Now listening to: Gym Class Heroes
Sweaty, sweaty, sweaty, as i sit here in a 90 degree room. Why am i here? What am i doing?
If i would've looked to this day 5 years back, i would've had no idea that my life now would be this. i live in an old, rundown school building on the west side of a city labeled as a "dying town" by The New York Times. i am a college graduate, with a motivation to never make an ounce of my life revolve around money, yet owe 30,000 dollars worth of loans-- walking contradiction.
i have spent. the last 2 months of my life looking for my "career", which has been a gas station attendant position on the drug-ridden side of town. The kids are hassling me at the wee hours of the morning for a pack of cigarettes or a cheap phillie blunt, and i keep refusing them for the sake of my job and their future. They have no where else to go. This is their "hot spot". They come to hear me say, "The worth of one's soul is not measured by the blingin' of ones sneaks," and other such subliminal sentences. When i look at the dirt covering their clothes and hands, i know, i know that this is the best place for them to go. i wish i could cry for them. TeeJay is the oldest black man i've ever seen rollin' in chains and fresh, iced-out watches. Robot meets gansta is the most feasible way to describe the verbal communication that comes from between his teeth. Mr. Steele comes around 4 a.m. talking about his latest gambling endeavors, germaphobias, and disbeliefs in the Bible and the emmaculate conception. i spit the truth and love whenever i can notice the chance (only if i could notice more chances).

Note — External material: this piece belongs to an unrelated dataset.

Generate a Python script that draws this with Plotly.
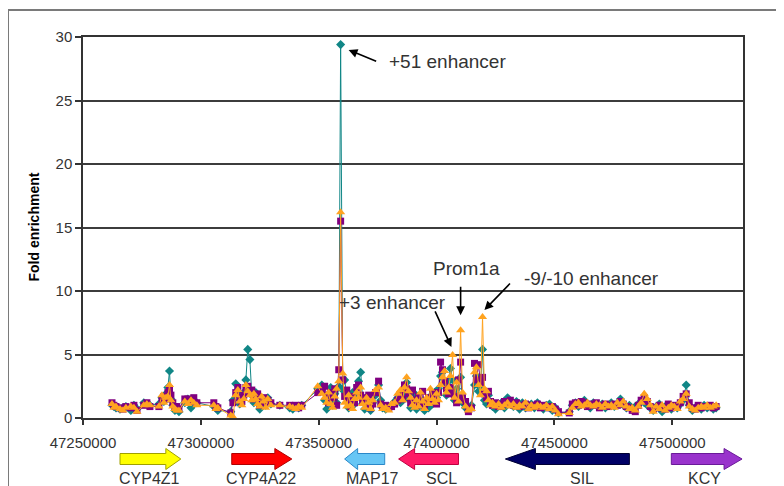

i have spent. the past 3 months in an "intership", which means a bunch of smokers coming together 3 times a week to talk about religion and "community" (what an evil word to my ears now) and about generalizations of others (which are truly about ourselves).
i have spent. the past 1/2 year poorly pursuing a beautiful, young lady, with whom i hide the knots in my stomachs that desire to run around the world, screaming how much i love her.
i have spent. the past year, regret every close friend i've forgotten to call. The time simply passes by more and more, yet i still don't let the weight of the importance of one phone call even rest on my shoulders.
i have spent. the past 3 years fighting apathy with my mind and not with my actions.
i have spent. the past 5 years wondering how God will change the world with my poorly obedient life.
i have spent. the past 13 years asking God to end my life, contemplating if there's anyone in the world who cares, and searching for the hope that God will kill the lies Satan has grown in me.
i have spent. the past 17 years regretting all the decisions i would make in the present situation and pondering, "What if..."
i have spent. the past 22 years, 31 days, 12 hours, and 8 minutes of my life estastically accepting that my life has been graciously blessed by my Creator, for a reason i can only suspect to be-- Love, and then searching my self entirely for the way to fully accept that love from the One who desires for me to accept it.
i have spent.
shalom.
1 comment:
i have spent..too much time trying to keep in contact with you. i hope stuff is goin well.